_Instructions to follow_
Your copy of the material below should match it exactly, except that it holds no pictures.

_Dataset section_

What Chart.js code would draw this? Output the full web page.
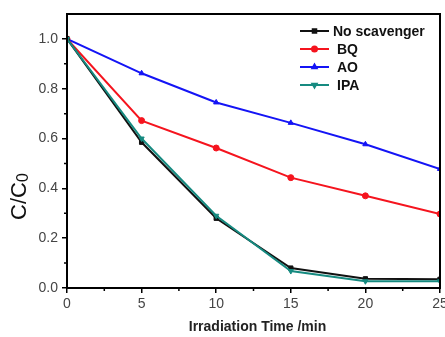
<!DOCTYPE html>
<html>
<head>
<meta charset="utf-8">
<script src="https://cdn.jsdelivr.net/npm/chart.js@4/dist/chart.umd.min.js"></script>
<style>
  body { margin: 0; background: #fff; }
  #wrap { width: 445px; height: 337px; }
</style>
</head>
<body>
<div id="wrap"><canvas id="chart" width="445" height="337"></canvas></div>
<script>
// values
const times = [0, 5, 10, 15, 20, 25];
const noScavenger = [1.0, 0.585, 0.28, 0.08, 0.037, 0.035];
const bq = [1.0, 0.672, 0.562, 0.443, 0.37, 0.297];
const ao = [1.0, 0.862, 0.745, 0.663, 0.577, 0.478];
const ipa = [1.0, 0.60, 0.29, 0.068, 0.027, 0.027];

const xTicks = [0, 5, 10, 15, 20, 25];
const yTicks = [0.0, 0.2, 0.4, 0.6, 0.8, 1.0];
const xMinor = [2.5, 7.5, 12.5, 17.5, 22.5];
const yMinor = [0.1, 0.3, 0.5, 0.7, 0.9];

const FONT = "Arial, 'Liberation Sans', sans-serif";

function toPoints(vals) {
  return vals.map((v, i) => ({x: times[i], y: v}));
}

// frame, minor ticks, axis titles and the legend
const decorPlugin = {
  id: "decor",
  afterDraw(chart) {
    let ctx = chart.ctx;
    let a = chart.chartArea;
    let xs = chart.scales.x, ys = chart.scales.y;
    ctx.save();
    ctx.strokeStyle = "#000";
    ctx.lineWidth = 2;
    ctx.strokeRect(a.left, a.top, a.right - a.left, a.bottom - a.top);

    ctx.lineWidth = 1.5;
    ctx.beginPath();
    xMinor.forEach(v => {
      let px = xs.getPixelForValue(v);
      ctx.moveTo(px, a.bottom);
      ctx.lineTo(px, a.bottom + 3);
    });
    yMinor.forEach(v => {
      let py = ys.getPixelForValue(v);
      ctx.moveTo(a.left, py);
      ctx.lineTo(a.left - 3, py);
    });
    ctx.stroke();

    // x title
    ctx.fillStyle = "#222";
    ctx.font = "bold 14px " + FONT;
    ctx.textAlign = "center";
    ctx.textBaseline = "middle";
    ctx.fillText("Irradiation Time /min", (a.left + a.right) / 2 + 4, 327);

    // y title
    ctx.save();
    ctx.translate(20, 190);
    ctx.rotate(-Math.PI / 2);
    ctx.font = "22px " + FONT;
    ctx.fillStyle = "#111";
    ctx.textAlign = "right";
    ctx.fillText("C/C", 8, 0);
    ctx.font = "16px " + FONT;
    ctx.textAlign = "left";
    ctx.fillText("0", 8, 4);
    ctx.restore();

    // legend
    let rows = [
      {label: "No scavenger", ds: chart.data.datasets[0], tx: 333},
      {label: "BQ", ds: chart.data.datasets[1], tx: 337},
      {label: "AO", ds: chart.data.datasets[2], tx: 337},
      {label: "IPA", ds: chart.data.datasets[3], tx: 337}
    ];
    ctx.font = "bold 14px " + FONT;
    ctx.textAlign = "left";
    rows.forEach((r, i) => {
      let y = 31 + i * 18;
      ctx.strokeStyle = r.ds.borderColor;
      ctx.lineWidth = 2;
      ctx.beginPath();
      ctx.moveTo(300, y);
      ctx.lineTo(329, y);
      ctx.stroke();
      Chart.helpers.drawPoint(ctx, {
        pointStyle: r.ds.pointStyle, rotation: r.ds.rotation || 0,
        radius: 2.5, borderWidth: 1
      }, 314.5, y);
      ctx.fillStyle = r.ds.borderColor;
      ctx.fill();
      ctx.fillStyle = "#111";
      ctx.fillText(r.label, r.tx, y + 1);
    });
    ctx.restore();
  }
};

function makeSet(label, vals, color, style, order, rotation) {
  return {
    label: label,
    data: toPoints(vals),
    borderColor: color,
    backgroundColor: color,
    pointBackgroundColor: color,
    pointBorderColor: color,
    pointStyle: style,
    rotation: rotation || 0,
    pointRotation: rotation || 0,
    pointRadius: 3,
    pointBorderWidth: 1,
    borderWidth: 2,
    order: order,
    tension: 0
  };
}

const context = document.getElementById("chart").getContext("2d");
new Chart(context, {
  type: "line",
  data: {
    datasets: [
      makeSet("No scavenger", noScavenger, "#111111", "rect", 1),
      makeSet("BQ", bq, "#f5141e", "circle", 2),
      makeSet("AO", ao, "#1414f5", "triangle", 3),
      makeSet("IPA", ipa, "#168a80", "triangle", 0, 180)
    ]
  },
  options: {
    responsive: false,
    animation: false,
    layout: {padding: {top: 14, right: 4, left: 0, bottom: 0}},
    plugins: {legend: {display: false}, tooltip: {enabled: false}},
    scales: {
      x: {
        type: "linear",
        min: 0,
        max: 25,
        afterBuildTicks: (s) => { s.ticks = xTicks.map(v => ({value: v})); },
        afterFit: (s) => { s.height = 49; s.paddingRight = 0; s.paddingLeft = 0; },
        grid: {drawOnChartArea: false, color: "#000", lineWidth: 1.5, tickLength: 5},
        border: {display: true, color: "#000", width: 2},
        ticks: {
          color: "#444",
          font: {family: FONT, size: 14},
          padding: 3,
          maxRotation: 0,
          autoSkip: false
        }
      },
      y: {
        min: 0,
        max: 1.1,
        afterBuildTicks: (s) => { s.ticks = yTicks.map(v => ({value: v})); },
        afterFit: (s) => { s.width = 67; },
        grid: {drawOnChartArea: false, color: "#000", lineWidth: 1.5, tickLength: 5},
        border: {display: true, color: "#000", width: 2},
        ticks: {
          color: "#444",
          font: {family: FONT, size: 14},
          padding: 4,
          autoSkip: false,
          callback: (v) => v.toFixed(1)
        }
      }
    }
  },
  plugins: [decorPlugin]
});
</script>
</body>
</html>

_Task result_
What Chart.js code would draw this? Output the full web page.
<!DOCTYPE html>
<html>
<head>
<meta charset="utf-8">
<script src="https://cdn.jsdelivr.net/npm/chart.js@4/dist/chart.umd.min.js"></script>
<style>
  body { margin: 0; background: #fff; }
  #wrap { width: 445px; height: 337px; }
</style>
</head>
<body>
<div id="wrap"><canvas id="chart" width="445" height="337"></canvas></div>
<script>
// values
const times = [0, 5, 10, 15, 20, 25];
const noScavenger = [1.0, 0.585, 0.28, 0.08, 0.037, 0.035];
const bq = [1.0, 0.672, 0.562, 0.443, 0.37, 0.297];
const ao = [1.0, 0.862, 0.745, 0.663, 0.577, 0.478];
const ipa = [1.0, 0.60, 0.29, 0.068, 0.027, 0.027];

const xTicks = [0, 5, 10, 15, 20, 25];
const yTicks = [0.0, 0.2, 0.4, 0.6, 0.8, 1.0];
const xMinor = [2.5, 7.5, 12.5, 17.5, 22.5];
const yMinor = [0.1, 0.3, 0.5, 0.7, 0.9];

const FONT = "Arial, 'Liberation Sans', sans-serif";

function toPoints(vals) {
  return vals.map((v, i) => ({x: times[i], y: v}));
}

// frame, minor ticks, axis titles and the legend
const decorPlugin = {
  id: "decor",
  afterDraw(chart) {
    let ctx = chart.ctx;
    let a = chart.chartArea;
    let xs = chart.scales.x, ys = chart.scales.y;
    ctx.save();
    ctx.strokeStyle = "#000";
    ctx.lineWidth = 2;
    ctx.strokeRect(a.left, a.top, a.right - a.left, a.bottom - a.top);

    ctx.lineWidth = 1.5;
    ctx.beginPath();
    xMinor.forEach(v => {
      let px = xs.getPixelForValue(v);
      ctx.moveTo(px, a.bottom);
      ctx.lineTo(px, a.bottom + 3);
    });
    yMinor.forEach(v => {
      let py = ys.getPixelForValue(v);
      ctx.moveTo(a.left, py);
      ctx.lineTo(a.left - 3, py);
    });
    ctx.stroke();

    // x title
    ctx.fillStyle = "#222";
    ctx.font = "bold 14px " + FONT;
    ctx.textAlign = "center";
    ctx.textBaseline = "middle";
    ctx.fillText("Irradiation Time /min", (a.left + a.right) / 2 + 4, 327);

    // y title
    ctx.save();
    ctx.translate(20, 190);
    ctx.rotate(-Math.PI / 2);
    ctx.font = "22px " + FONT;
    ctx.fillStyle = "#111";
    ctx.textAlign = "right";
    ctx.fillText("C/C", 8, 0);
    ctx.font = "16px " + FONT;
    ctx.textAlign = "left";
    ctx.fillText("0", 8, 4);
    ctx.restore();

    // legend
    let rows = [
      {label: "No scavenger", ds: chart.data.datasets[0], tx: 333},
      {label: "BQ", ds: chart.data.datasets[1], tx: 337},
      {label: "AO", ds: chart.data.datasets[2], tx: 337},
      {label: "IPA", ds: chart.data.datasets[3], tx: 337}
    ];
    ctx.font = "bold 14px " + FONT;
    ctx.textAlign = "left";
    rows.forEach((r, i) => {
      let y = 31 + i * 18;
      ctx.strokeStyle = r.ds.borderColor;
      ctx.lineWidth = 2;
      ctx.beginPath();
      ctx.moveTo(300, y);
      ctx.lineTo(329, y);
      ctx.stroke();
      Chart.helpers.drawPoint(ctx, {
        pointStyle: r.ds.pointStyle, rotation: r.ds.rotation || 0,
        radius: 2.5, borderWidth: 1
      }, 314.5, y);
      ctx.fillStyle = r.ds.borderColor;
      ctx.fill();
      ctx.fillStyle = "#111";
      ctx.fillText(r.label, r.tx, y + 1);
    });
    ctx.restore();
  }
};

function makeSet(label, vals, color, style, order, rotation) {
  return {
    label: label,
    data: toPoints(vals),
    borderColor: color,
    backgroundColor: color,
    pointBackgroundColor: color,
    pointBorderColor: color,
    pointStyle: style,
    rotation: rotation || 0,
    pointRotation: rotation || 0,
    pointRadius: 3,
    pointBorderWidth: 1,
    borderWidth: 2,
    order: order,
    tension: 0
  };
}

const context = document.getElementById("chart").getContext("2d");
new Chart(context, {
  type: "line",
  data: {
    datasets: [
      makeSet("No scavenger", noScavenger, "#111111", "rect", 1),
      makeSet("BQ", bq, "#f5141e", "circle", 2),
      makeSet("AO", ao, "#1414f5", "triangle", 3),
      makeSet("IPA", ipa, "#168a80", "triangle", 0, 180)
    ]
  },
  options: {
    responsive: false,
    animation: false,
    layout: {padding: {top: 14, right: 4, left: 0, bottom: 0}},
    plugins: {legend: {display: false}, tooltip: {enabled: false}},
    scales: {
      x: {
        type: "linear",
        min: 0,
        max: 25,
        afterBuildTicks: (s) => { s.ticks = xTicks.map(v => ({value: v})); },
        afterFit: (s) => { s.height = 49; s.paddingRight = 0; s.paddingLeft = 0; },
        grid: {drawOnChartArea: false, color: "#000", lineWidth: 1.5, tickLength: 5},
        border: {display: true, color: "#000", width: 2},
        ticks: {
          color: "#444",
          font: {family: FONT, size: 14},
          padding: 3,
          maxRotation: 0,
          autoSkip: false
        }
      },
      y: {
        min: 0,
        max: 1.1,
        afterBuildTicks: (s) => { s.ticks = yTicks.map(v => ({value: v})); },
        afterFit: (s) => { s.width = 67; },
        grid: {drawOnChartArea: false, color: "#000", lineWidth: 1.5, tickLength: 5},
        border: {display: true, color: "#000", width: 2},
        ticks: {
          color: "#444",
          font: {family: FONT, size: 14},
          padding: 4,
          autoSkip: false,
          callback: (v) => v.toFixed(1)
        }
      }
    }
  },
  plugins: [decorPlugin]
});
</script>
</body>
</html>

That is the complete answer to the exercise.